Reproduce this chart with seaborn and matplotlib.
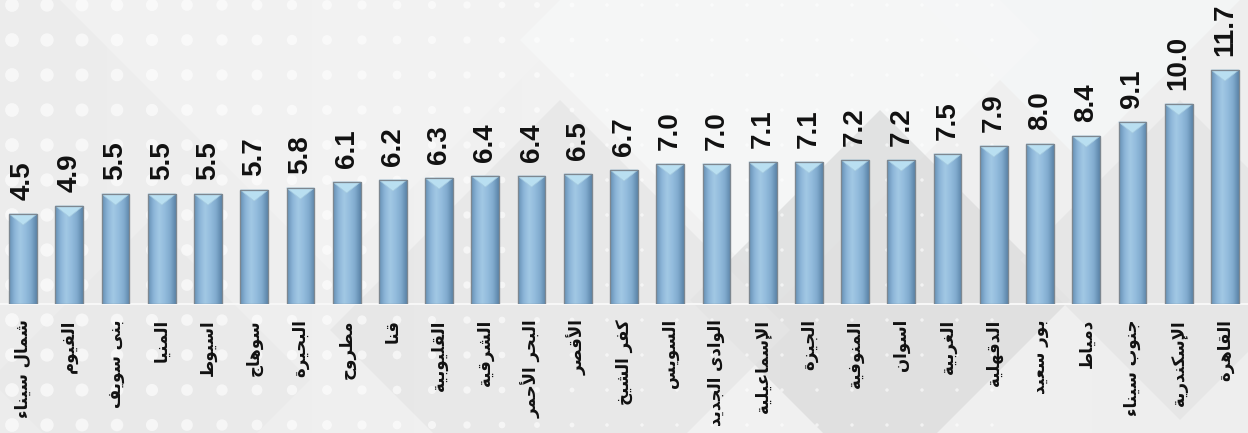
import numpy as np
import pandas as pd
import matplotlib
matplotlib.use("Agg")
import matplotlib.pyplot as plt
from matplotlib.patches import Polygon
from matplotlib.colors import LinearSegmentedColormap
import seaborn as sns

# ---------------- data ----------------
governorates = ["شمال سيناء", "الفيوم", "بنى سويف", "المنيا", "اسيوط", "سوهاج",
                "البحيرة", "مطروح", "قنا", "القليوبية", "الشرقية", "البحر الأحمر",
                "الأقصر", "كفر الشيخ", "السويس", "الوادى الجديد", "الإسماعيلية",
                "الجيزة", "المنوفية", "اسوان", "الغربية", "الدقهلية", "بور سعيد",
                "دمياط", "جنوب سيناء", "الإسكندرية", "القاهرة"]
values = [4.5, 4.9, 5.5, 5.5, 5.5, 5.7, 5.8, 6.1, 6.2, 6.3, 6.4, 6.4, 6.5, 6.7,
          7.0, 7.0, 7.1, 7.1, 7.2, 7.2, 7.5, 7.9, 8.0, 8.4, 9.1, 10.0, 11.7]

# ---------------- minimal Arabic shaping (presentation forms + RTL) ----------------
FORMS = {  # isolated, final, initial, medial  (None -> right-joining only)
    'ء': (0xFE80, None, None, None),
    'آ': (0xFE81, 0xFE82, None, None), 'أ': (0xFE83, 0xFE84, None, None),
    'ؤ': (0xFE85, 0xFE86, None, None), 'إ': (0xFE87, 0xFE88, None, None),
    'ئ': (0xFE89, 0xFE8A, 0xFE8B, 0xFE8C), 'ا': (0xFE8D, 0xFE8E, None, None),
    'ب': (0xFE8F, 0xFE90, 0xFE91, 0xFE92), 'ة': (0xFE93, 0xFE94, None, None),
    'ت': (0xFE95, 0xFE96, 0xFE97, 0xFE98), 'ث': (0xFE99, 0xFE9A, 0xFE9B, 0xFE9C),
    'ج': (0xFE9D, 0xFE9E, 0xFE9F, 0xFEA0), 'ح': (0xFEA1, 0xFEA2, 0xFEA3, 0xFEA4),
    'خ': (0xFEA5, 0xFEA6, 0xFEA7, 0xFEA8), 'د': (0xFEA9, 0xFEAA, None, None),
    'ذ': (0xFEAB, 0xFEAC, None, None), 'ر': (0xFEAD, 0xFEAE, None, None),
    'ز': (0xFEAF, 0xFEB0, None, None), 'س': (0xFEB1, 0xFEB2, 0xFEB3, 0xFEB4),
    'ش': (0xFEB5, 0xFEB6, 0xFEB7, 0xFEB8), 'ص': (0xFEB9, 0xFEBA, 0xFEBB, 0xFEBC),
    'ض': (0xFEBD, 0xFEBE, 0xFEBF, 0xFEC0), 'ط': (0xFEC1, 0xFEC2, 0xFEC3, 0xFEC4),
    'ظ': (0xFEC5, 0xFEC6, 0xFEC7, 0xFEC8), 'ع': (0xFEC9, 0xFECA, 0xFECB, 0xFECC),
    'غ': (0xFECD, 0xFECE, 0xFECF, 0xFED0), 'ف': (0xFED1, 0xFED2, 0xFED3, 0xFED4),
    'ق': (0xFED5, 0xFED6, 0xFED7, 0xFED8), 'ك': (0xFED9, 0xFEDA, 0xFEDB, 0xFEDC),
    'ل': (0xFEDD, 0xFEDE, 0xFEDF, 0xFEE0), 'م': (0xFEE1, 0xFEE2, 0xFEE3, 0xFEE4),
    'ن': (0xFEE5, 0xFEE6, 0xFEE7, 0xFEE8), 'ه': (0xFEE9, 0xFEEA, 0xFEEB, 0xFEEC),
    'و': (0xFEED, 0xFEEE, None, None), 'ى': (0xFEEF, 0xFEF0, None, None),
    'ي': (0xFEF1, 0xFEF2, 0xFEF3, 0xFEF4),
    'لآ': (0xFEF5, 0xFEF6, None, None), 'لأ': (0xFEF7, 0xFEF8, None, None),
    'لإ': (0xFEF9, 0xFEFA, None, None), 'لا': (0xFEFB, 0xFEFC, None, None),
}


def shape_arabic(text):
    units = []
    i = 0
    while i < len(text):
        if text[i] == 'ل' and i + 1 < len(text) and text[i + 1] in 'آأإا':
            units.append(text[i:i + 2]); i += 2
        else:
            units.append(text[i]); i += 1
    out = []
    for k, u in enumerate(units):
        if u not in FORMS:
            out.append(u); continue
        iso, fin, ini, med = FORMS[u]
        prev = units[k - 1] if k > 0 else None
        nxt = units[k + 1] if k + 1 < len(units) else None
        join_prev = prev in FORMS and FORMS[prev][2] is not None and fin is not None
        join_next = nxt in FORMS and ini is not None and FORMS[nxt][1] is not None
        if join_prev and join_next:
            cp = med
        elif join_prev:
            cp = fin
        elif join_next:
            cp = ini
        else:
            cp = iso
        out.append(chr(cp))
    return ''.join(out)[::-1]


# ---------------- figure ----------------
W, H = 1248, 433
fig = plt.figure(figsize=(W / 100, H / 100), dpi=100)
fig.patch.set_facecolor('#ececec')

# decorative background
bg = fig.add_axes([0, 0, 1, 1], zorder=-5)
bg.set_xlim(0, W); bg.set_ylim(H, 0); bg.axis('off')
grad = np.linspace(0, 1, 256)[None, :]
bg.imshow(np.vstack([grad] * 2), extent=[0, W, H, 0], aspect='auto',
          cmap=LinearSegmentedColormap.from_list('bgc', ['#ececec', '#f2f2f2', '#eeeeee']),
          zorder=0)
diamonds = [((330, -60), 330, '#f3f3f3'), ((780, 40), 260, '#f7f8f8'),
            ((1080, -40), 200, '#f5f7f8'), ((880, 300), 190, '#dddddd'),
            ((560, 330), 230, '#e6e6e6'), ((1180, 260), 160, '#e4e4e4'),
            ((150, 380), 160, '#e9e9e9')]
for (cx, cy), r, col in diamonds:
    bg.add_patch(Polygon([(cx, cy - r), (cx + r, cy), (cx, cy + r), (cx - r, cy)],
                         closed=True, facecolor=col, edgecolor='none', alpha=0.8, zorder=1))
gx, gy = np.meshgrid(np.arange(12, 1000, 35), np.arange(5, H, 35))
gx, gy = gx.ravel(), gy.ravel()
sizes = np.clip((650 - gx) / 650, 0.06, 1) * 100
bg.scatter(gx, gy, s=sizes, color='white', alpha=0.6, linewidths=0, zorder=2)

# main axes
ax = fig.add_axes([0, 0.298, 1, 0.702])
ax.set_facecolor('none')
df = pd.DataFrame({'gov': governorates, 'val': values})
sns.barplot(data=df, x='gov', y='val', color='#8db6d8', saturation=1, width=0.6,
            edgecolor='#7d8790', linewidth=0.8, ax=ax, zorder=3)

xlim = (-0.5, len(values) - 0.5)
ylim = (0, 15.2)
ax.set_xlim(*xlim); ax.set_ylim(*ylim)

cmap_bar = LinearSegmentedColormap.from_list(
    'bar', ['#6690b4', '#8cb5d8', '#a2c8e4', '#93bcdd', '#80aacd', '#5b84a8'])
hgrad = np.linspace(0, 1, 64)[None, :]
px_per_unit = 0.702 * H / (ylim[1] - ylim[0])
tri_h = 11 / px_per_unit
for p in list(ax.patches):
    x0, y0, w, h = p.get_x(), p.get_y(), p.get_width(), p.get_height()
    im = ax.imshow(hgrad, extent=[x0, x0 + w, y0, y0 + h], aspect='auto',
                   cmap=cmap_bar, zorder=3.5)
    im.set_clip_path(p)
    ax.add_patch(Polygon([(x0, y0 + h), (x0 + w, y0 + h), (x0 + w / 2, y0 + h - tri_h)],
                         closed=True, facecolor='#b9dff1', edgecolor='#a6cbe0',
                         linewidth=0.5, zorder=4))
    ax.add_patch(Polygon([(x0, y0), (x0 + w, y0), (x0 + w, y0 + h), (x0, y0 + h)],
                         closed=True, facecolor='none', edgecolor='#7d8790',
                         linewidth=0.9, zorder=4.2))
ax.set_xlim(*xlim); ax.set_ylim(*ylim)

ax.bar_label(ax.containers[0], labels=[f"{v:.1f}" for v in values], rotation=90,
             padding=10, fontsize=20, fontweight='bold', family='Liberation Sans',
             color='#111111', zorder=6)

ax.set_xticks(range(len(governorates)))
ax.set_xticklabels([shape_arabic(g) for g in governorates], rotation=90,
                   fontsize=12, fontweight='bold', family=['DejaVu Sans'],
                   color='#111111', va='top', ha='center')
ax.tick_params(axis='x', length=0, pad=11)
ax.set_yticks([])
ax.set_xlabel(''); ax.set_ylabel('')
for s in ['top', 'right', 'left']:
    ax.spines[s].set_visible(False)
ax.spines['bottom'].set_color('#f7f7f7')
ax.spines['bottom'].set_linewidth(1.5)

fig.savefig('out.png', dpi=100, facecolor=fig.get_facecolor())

==

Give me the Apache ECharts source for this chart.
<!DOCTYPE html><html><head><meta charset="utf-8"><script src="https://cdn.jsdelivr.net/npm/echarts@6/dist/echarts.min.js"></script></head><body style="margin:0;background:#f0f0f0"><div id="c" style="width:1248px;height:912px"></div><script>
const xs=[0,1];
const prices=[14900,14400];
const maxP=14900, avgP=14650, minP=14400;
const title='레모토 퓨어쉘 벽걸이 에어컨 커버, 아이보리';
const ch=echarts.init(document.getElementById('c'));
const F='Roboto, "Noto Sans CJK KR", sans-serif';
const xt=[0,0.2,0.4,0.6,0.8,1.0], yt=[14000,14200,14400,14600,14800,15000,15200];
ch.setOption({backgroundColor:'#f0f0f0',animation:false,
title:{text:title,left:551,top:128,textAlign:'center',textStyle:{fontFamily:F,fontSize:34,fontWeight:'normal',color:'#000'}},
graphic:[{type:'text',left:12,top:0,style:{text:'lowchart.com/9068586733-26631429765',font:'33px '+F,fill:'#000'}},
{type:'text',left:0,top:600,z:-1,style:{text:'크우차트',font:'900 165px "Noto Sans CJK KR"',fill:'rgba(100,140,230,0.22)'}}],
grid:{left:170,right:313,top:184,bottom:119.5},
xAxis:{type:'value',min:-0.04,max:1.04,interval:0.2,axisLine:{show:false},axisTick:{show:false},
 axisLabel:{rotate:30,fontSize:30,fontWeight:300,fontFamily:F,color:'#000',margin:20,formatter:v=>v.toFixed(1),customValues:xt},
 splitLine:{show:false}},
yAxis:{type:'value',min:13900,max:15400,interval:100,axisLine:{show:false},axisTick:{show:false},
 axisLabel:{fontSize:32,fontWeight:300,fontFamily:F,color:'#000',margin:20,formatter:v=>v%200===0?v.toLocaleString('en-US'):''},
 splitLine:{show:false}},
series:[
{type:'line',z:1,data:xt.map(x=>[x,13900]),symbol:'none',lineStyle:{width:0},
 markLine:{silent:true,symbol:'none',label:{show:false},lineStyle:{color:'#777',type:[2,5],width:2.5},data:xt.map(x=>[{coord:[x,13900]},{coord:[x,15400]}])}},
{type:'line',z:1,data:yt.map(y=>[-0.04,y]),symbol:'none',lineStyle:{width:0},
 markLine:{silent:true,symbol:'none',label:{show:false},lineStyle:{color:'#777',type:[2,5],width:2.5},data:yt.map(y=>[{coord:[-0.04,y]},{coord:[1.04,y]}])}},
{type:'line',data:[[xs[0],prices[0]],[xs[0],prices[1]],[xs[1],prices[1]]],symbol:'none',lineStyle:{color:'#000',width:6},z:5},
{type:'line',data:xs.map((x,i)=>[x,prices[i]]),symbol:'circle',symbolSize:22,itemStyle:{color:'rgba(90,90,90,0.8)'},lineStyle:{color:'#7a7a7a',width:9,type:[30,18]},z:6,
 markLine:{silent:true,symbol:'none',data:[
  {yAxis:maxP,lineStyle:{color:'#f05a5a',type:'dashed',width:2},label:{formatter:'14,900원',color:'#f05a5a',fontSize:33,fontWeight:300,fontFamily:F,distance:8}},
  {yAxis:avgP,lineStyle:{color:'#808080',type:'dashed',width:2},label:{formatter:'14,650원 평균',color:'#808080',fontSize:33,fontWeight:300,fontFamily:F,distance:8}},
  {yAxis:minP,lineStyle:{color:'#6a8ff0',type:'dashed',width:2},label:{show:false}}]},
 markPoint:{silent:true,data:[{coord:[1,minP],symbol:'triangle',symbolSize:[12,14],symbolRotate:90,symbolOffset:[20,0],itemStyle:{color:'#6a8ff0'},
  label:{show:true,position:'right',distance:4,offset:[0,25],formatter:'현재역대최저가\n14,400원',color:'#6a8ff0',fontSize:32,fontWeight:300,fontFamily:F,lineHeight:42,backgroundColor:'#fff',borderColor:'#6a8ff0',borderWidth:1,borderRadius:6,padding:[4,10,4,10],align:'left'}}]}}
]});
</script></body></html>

**GOAL**
Take the lines above starting at the one containing "Reproduce this chart" and ending at the one containing "9.1, 10.0, 11.7]", and print them again exactly, without pictures.

**PROBLEM SOLUTION**
Reproduce this chart with seaborn and matplotlib.
import numpy as np
import pandas as pd
import matplotlib
matplotlib.use("Agg")
import matplotlib.pyplot as plt
from matplotlib.patches import Polygon
from matplotlib.colors import LinearSegmentedColormap
import seaborn as sns

# ---------------- data ----------------
governorates = ["شمال سيناء", "الفيوم", "بنى سويف", "المنيا", "اسيوط", "سوهاج",
                "البحيرة", "مطروح", "قنا", "القليوبية", "الشرقية", "البحر الأحمر",
                "الأقصر", "كفر الشيخ", "السويس", "الوادى الجديد", "الإسماعيلية",
                "الجيزة", "المنوفية", "اسوان", "الغربية", "الدقهلية", "بور سعيد",
                "دمياط", "جنوب سيناء", "الإسكندرية", "القاهرة"]
values = [4.5, 4.9, 5.5, 5.5, 5.5, 5.7, 5.8, 6.1, 6.2, 6.3, 6.4, 6.4, 6.5, 6.7,
          7.0, 7.0, 7.1, 7.1, 7.2, 7.2, 7.5, 7.9, 8.0, 8.4, 9.1, 10.0, 11.7]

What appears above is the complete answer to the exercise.